Transatlantic Oklahoma based four piece Colourmusic have threatened to do this twice, on their 2008 debut F, Monday, Orange, February, Venus, Lunatic, 1 Or 13 and 2011′s My _____ Is Pink. Their third album, May You Marry Rich, is the sound of them finally going through with it – it’s an album rich with layers of intricate noises that sometimes smash you in the face, and at others times show how adept they are at subtlety, with many textures only apparent after multiple listens.

Throughout the album, they purge the metronomic beat of kraturock, the feminine beauty of shoegaze, a sordid kind of psych and the fetid corpse of grunge. They kick the shit out of each of these sounds and piece it together with the aid of computers.

The snarling bombast of “Dreamgirl 82” – essentially a rewrite of “Rock On” by David Essex remixed by Secret Machines – and “Audacity of Hope” are sludgy desert rock songs, full of swagger and clad in black. “Overture” and “Rendezvous with Destiny” are beasts of noise, driven by the kind of ferocious hell bound drumming you’ll previously have thought only John Bonham could manage. The mercilessness of the drums threaten to run ahead of the rest of the band, but the sound of the rest of them trying to keep up the pace with their weapon of choice as if the damn thing is on fire gives these tracks an irresistible itchy urgency.

“Satyricon” takes a sampladelic hip hop approach, with processed drum patterns reminiscent of DJ Shadow’s early work and vocal “ooh”s sampled and stretched throughout. Halfway through, live drums are added and the effect is ear devastation; a wash of bleak synths and a tragic sounding guitar line are all put together in a way that will have you grinding your teeth at the outcome.
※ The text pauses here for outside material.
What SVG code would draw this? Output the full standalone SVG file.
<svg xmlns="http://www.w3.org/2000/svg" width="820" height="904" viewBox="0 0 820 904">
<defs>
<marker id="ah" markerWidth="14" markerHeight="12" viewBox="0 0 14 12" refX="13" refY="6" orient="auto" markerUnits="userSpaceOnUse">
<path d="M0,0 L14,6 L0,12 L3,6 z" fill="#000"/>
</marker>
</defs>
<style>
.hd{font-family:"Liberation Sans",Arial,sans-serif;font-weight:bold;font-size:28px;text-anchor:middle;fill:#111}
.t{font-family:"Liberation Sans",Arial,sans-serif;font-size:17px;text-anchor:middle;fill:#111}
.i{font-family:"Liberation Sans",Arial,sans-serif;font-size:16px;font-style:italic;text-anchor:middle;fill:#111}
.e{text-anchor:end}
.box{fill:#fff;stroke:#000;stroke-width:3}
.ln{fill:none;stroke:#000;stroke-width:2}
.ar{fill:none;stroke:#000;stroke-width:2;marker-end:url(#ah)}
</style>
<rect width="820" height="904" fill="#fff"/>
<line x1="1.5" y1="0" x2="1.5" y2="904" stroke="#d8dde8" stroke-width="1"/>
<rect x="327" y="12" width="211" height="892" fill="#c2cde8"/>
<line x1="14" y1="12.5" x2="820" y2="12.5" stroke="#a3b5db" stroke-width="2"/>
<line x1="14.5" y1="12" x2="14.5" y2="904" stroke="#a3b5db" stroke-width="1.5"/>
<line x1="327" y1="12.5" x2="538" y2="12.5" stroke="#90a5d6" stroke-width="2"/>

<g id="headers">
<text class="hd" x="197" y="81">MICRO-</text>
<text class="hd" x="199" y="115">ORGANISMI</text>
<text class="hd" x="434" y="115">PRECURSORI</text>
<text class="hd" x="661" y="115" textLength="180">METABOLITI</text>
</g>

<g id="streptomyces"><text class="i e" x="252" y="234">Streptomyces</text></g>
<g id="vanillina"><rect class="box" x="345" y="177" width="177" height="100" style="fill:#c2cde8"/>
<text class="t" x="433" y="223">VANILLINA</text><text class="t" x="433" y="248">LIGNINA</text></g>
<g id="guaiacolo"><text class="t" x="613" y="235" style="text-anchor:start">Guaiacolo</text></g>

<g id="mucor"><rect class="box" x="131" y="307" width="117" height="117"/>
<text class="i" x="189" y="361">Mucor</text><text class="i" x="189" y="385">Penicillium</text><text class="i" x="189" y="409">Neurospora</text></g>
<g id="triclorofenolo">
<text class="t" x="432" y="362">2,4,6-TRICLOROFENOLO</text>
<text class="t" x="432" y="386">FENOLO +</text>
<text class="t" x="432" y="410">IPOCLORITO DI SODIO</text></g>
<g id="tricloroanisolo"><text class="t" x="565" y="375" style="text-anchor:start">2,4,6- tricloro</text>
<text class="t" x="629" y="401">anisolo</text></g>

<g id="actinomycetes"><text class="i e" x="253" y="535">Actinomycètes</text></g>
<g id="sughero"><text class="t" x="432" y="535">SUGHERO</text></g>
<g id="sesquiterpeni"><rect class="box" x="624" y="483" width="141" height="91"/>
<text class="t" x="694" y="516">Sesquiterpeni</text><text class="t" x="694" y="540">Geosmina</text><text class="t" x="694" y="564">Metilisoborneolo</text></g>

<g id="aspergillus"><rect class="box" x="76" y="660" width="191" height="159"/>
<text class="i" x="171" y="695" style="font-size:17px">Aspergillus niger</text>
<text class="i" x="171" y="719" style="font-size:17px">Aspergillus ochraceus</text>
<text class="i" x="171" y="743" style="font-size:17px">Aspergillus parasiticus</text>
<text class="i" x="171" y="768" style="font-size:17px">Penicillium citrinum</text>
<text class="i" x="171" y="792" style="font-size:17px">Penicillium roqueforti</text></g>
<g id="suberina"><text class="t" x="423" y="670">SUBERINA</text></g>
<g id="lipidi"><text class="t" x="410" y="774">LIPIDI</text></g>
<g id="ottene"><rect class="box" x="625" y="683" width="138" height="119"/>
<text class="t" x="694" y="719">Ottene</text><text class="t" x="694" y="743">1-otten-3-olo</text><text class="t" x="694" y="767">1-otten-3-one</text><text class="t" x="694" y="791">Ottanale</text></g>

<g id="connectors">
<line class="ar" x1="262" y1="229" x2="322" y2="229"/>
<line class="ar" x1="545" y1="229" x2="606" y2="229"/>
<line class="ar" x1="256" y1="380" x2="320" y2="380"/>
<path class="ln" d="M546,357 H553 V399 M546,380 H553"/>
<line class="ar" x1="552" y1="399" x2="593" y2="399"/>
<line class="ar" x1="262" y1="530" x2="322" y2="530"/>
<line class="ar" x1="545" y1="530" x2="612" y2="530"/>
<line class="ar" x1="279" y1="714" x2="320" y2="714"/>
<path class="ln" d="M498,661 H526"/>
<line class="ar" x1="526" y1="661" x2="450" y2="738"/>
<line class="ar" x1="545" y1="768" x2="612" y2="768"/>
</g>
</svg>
“Silvertape” is an ice-cold synthgaze ballad, showing off a tender mode generally kept to one side. Being surrounded by such musical devastation makes this even more effective, Ryan Hendrix croons “This is the day, to celebrate, waiting here for someone, I won’t let you down again”, all lines sung with total conviction. Hendrix’s vocals tend to be hidden down in the mix (when they’re not, strains of a young Ozzy or Perry Farrell can be heard) and heavily reverbed, used as an additional strand of instrumentation. Much in the way of JN from Hookworms -whose Pearl Mystic from last year could be a more organic, snottier younger brother of this release – Colourmusic would rather let the machines do the work.

Whereas their previous albums had a tendency to suffer from too many ideas not being reined in, May You Marry Rich is a fully focussed album of impressive scope. For all the recent (and very much warranted) praise for albums from The War of Drugs and Wild Beasts, May You Marry Rich is something all of its own; it has a sense of danger and a distorted outlook that is extremely alluring. It’s a wonderful, wonderful thing.